Die Blumen auf der Bühne waren natürlich rot, es gab neben Hausener Freibier freilich auch Pils der Brauerei Roth. Zum Einmarsch erklang der 88er Song „The Race“ der Schweizer Band Yello. Rottmann hat das Rennen gewonnen. Bei der Feier im Saal der FT Schonungen durften vor der großen Sause noch einige Gratulanten zu Wort kommen. Mit Friedel Heckenlauer wünschte im Rathaus schon ein CSU-Kollege „eine gute Hand in den nächsten acht Jahren. Ich freue mich auf die Zusammenarbeit in der Region“, so Stadtlauringens Bürgermeister, den mit Rottmann die Allianz des Schweinfurter Oberlandes verbindet. Später sprachen dann allerdings nur noch die SPD-Genossen von dort ins Publikum, wo u.a. Michl Müller einst die Massen zum Lachen brachte. Stefan Rottmann punktete, logisch, auch als Veranstalter von diversen Kabarett-Events in Schonungen.

„Schonungen ist nicht roter geworden, nur kritischer. Dein Programm war das bessere“, lobte Stefan Fuchs, Kreisverbandsvorsitzender der Grünen, die eine Wahlempfehlung für Rottmann abgegeben hatten.

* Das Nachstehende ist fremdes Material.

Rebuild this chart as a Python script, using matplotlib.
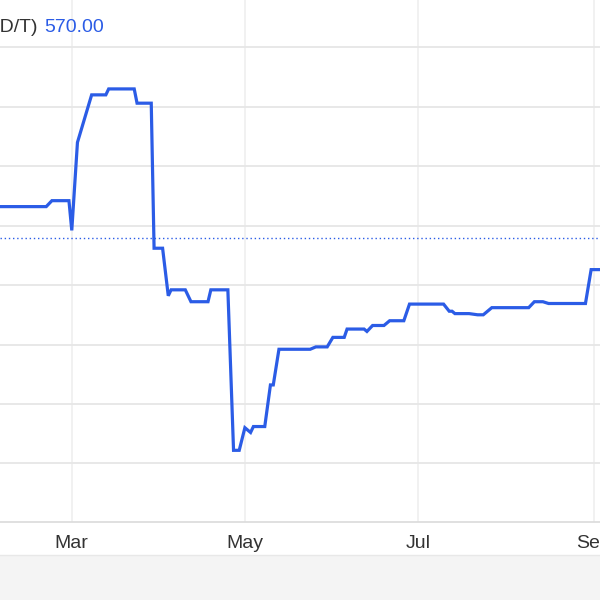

Als Geschenk gab´s natürlich roten Bio-Wein. Als „aufrichtig und durchsetzungstark“ bezeichnete die SPD-Landtagsabgeordnete Sabine Dittmar den neuen Bürgermeister, der „Probleme analysiert, an den Hörnern packt und dann Lösungen herbeiführt“. Der Schweinfurter Stadtrat Herbert Wiener kam gerade von einer Anti-Atomkraft-Demo aus Gundremmingen zurück, erfuhr in Würzburg über Handy vom 50:50-Patt und schaute gleich mal in Schonungen vorbei. Dort strahlte der SPD-Fraktionsvorsitzende Klaus Reimann „wie ein Schneekönig“, weil Rottmann beispielsweise im schwarzen Gemeindeteil Reichmanshausen eine Wähler-Mehrheit mobilisierte. „Das ist eine unglaubliche Geschichte“, so Reimann, „er hat es geschafft, auch skeptische Alte zu überzeugen, er hat Ortsteile und Generationen zusammengebracht und will den älteren Martin Oßwald weiter mit im Boot haben. Das ist eine tolle Geste, typisch Stefan.“

Vom Aufwind der Landkreis-SPD will natürlich auch Florian Töpper profitieren. Der junge Richter tritt am 23. September gegen Harald Leitherer bei der Wahl zum Schweinfurter Landrat an. Auch hier stellte die SPD bei den letzten Wahlen keinen Kandidaten, will es diesmal aber wissen. „Es ist nichts unmöglich. Heute hat sich wieder gezeigt, dass in Bayern einiges in Bewegung ist“, lobte Töpper ausdrücklich „die beachtlichen guten Ergebnisse, die Stefan Rottmann außerhalb seines Heimatortes Schonungen erzielte“. Im Zentrum freilich, im Hauptort selbst, da fiel die Wahl mit rund 60 zu 40 Prozent um einiges deutlicher aus. Eng wurde es aufgrund des ländlichen, CSU-geprägten Oberlandes. Sehr eng. „Ich hatte eigentlich geglaubt, die Geburt war schon schwierig…“, spaßte Mutter Dagmar Rottmann. Vater Norbert überreichte als Geschenk auch noch einen Kasten Libella-Limonade („Dein Gesundheitstrunk“). Auf der schon angesprochenen Karikatur mit dem grinsenden Rottmann im Anzug, steht neben dem Schreibtisch ein geöffneter Safe, sichtlich gefüllt mit Goldbarren. Das Urspungsbild dazu entstand im Büro in der Bankfiliale. Dort mag Geld vorhanden sein, in der Gemeinde Schonungen ist es das nicht. Und deshalb wird der Alltag für Stefan Rottmann ab Mai sicherlich nicht immer ganz so spaßig werden wie der Abend nach einem sensationellen Wahlsonntag.